In a new article for Vox, Karla Hoff, a senior research economist at the World Bank, presents an argument for affirmative action.  Hoff argues that stereotypes can be self-fulfilling, and affirmative action represents an important tool for changing stereotypes and correcting inequality in the long-term:

For economists to ignore the factors that affect how we process information as part of the interpretation of economic change would be as wrong as to ignore the evolution of technology itself. Ideology shapes what we see and how well we perform.
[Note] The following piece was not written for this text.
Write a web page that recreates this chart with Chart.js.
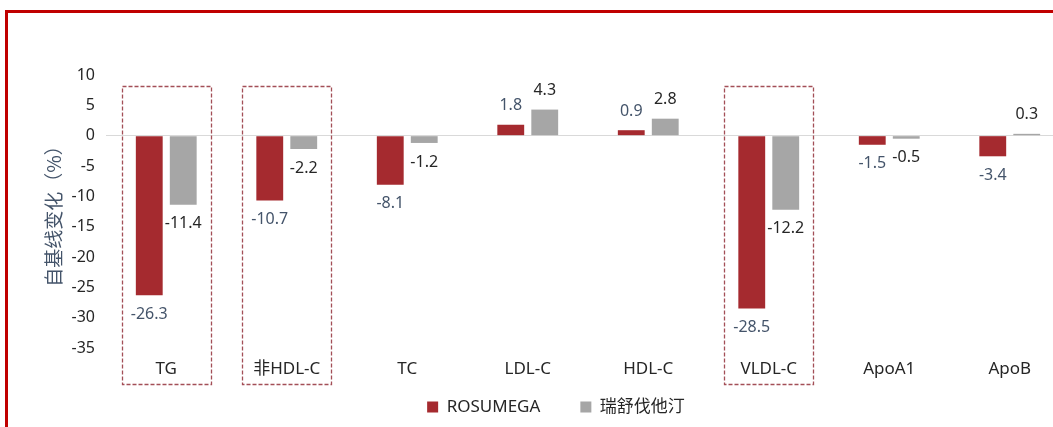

Ideology can give rise to “equilibrium fictions.” In our framework, changes in power, technology, and contacts with the outside world matter not just directly but because they can lead to changes in ideology.

Hoff highlights a natural experiment in India that changed perceptions of female leadership over the course of ten years:

In 1993, India adopted gender quotas for village governments, with the quotas assigned to randomly selected villages. In villages with little or no experience of quotas, men evaluate the competence of female leaders compared to male leaders in a biased way, and a higher percentage of boys than girls are in school and are able to read and write. Yet exposure for almost ten years to local women leaders eliminates the bias in men’s perceptions and erases the gender gap in educational outcomes. All the evidence (Beaman et al. 2009, 2012) suggests that the material gains to girls and women as a result of the affirmative action policy are explained by changes in the way females are perceived by others and perceive themselves, rather than by any changes in opportunities.